Everything from the opening line of the records below through the line with "import matplotlib.pyplot as plt" must be duplicated exactly, pictures left out.

## Start

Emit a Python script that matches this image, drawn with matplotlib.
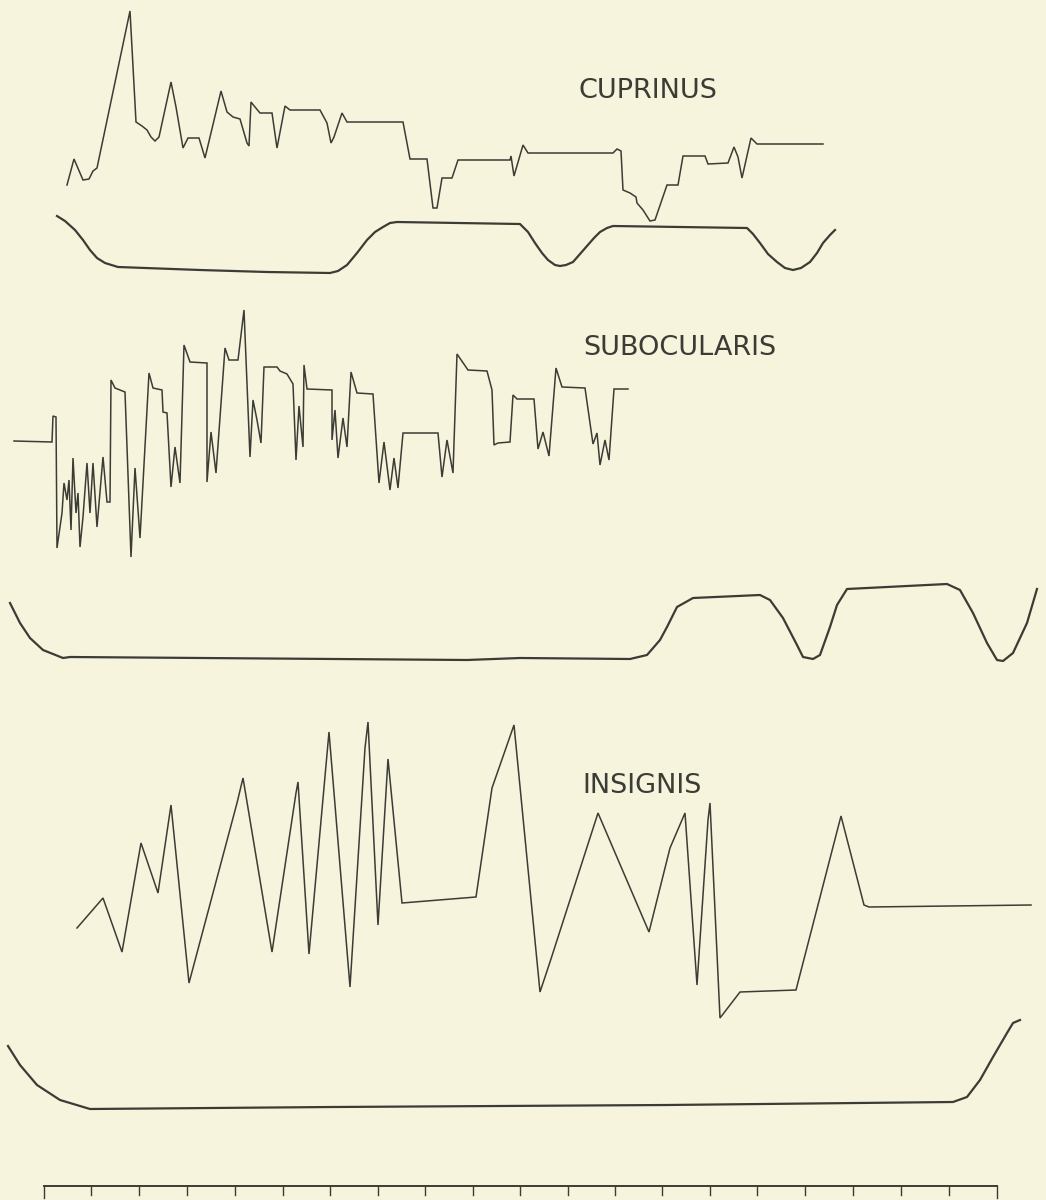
import matplotlib.pyplot as plt

# traces (x along the record, y downward like the page)
cup_x = [67, 74, 83, 89, 93, 97, 130, 136, 142, 147, 151, 155, 159, 171, 176, 183, 188, 199, 205,
         221, 227, 233, 240, 247, 249, 251, 255, 260, 272, 277, 285, 290, 320, 327, 331, 334, 342,
         347, 403, 410, 427, 433, 437, 442, 452, 458, 510, 511, 514, 523, 528, 613, 617, 621, 623,
         630, 636, 637, 643, 650, 655, 667, 678, 683, 705, 708, 728, 734, 738, 742, 751, 757, 823]
cup_y = [185, 159, 180, 179, 171, 168, 11, 122, 126, 130, 137, 141, 137, 82, 107, 148, 138, 138, 158,
         91, 112, 117, 119, 143, 146, 102, 107, 113, 113, 148, 106, 110, 110, 123, 143, 137, 113,
         122, 122, 159, 159, 208, 208, 178, 178, 160, 160, 156, 176, 145, 153, 153, 149, 151, 190,
         193, 197, 203, 210, 221, 220, 185, 185, 156, 156, 164, 163, 147, 157, 178, 138, 144, 144]

cup_env_x = [57, 65, 75, 83, 90, 97, 105, 118, 200, 267, 330, 338, 347, 357, 367, 375, 383, 390, 397,
             520, 528, 535, 542, 548, 555, 560, 566, 573, 580, 587, 594, 600, 607, 613, 747, 753,
             760, 768, 777, 785, 793, 801, 810, 817, 823, 830, 835]
cup_env_y = [216, 221, 230, 240, 250, 258, 263, 267, 270, 272, 273, 271, 265, 253, 240, 232, 227, 223,
             222, 224, 232, 243, 253, 260, 265, 266, 265, 262, 254, 246, 238, 232, 228, 226, 228,
             234, 243, 254, 262, 268, 270, 268, 262, 253, 243, 235, 230]

sub_x = [14, 52, 53, 56, 57, 62, 64, 67, 69, 71, 73, 76, 78, 80, 83, 87, 90, 93, 97, 103, 107, 110,
         111, 115, 125, 131, 135, 140, 149, 153, 162, 163, 167, 171, 175, 180, 184, 190, 207, 207,
         211, 216, 225, 229, 238, 244, 250, 253, 257, 261, 264, 277, 280, 287, 293, 296, 299, 303,
         304, 307, 332, 332, 335, 338, 343, 347, 351, 357, 373, 379, 384, 390, 394, 398, 403, 438,
         442, 447, 453, 457, 468, 487, 492, 494, 498, 510, 513, 517, 534, 538, 543, 549, 556, 562,
         585, 593, 597, 600, 605, 609, 614, 628]
sub_y = [441, 442, 416, 417, 548, 513, 483, 500, 480, 530, 458, 513, 493, 547, 517, 463, 513, 463,
         527, 457, 502, 502, 380, 388, 392, 557, 468, 538, 373, 388, 390, 412, 413, 487, 447, 483,
         345, 362, 363, 482, 432, 473, 348, 360, 360, 310, 457, 400, 420, 443, 367, 367, 371, 374,
         384, 460, 406, 447, 365, 389, 390, 440, 410, 458, 418, 447, 372, 393, 394, 483, 442, 490,
         458, 488, 433, 433, 477, 440, 473, 354, 370, 371, 390, 445, 443, 442, 395, 399, 399, 449,
         432, 456, 368, 387, 388, 444, 433, 465, 440, 460, 389, 389]

sub_env_x = [10, 20, 30, 43, 63, 70, 467, 520, 630, 647, 660, 667, 677, 693, 760, 770, 783, 797, 803,
             813, 820, 830, 837, 847, 947, 960, 973, 987, 997, 1003, 1013, 1027, 1037]
sub_env_y = [603, 623, 638, 650, 658, 657, 660, 658, 659, 655, 640, 627, 607, 598, 595, 600, 618, 645,
             657, 659, 655, 627, 605, 589, 584, 590, 613, 643, 660, 661, 653, 623, 589]

ins_x = [77, 103, 122, 141, 158, 171, 189, 237, 243, 272, 296, 298, 309, 329, 350, 365, 368, 378,
         388, 402, 476, 492, 514, 540, 550, 598, 649, 670, 685, 697, 708, 710, 720, 740, 796, 841,
         864, 869, 1031]
ins_y = [928, 898, 952, 843, 893, 805, 983, 803, 778, 952, 793, 782, 954, 732, 987, 748, 722, 925,
         759, 903, 897, 788, 725, 992, 962, 813, 932, 848, 813, 985, 820, 803, 1018, 992, 990, 816,
         905, 907, 905]

ins_env_x = [8, 20, 37, 60, 90, 333, 667, 953, 967, 980, 993, 1007, 1013, 1020]
ins_env_y = [1046, 1065, 1085, 1100, 1109, 1107, 1105, 1102, 1097, 1080, 1057, 1033, 1023, 1020]

labels = ['CUPRINUS', 'SUBOCULARIS', 'INSIGNIS']
label_x = [648, 680, 642]
label_y = [91, 348, 786]

scale_x = [44, 91, 139, 187, 235, 283, 330, 378, 425, 473, 520, 568, 615, 662, 710, 757, 805, 853,
           901, 949, 997]
scale_y = 1186

paper = '#f6f4dc'
ink = '#3c3c36'

fig = plt.figure(figsize=(10.46, 12), dpi=100, facecolor=paper)
ax = fig.add_axes([0, 0, 1, 1])
ax.set_facecolor(paper)
ax.set_xlim(0, 1046)
ax.set_ylim(1200, 0)
ax.axis('off')

for xs, ys in [(cup_x, cup_y), (sub_x, sub_y), (ins_x, ins_y)]:
    ax.plot(xs, ys, color=ink, lw=1.1, solid_joinstyle='miter')
for xs, ys in [(cup_env_x, cup_env_y), (sub_env_x, sub_env_y), (ins_env_x, ins_env_y)]:
    ax.plot(xs, ys, color=ink, lw=1.6, solid_joinstyle='round')

for lab, lx, ly in zip(labels, label_x, label_y):
    ax.text(lx, ly, lab, ha='center', va='center', fontsize=19.5, color=ink,
            family='DejaVu Sans')

# time scale along the bottom
ax.plot([scale_x[0], scale_x[-1]], [scale_y, scale_y], color=ink, lw=1.4)
for i, tx in enumerate(scale_x):
    tick_len = 12 if i in (0, len(scale_x) - 1) else 9
    ax.plot([tx, tx], [scale_y, scale_y + tick_len], color=ink, lw=1.0)

fig.savefig('out.png', dpi=100, facecolor=paper)
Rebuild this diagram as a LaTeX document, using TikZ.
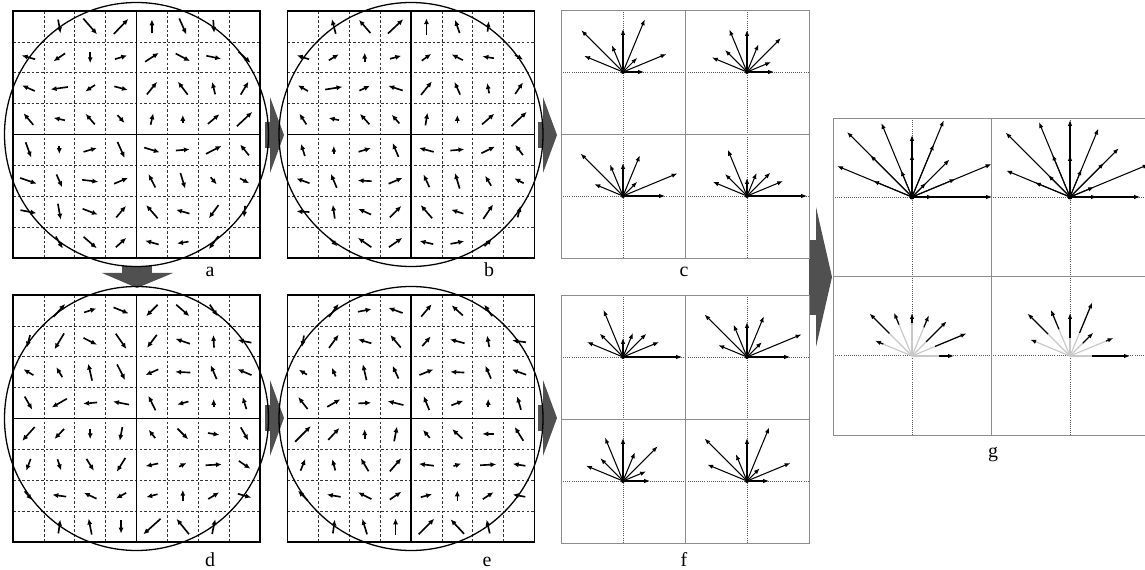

## End

[Correct answer]
Emit a Python script that matches this image, drawn with matplotlib.
import matplotlib.pyplot as plt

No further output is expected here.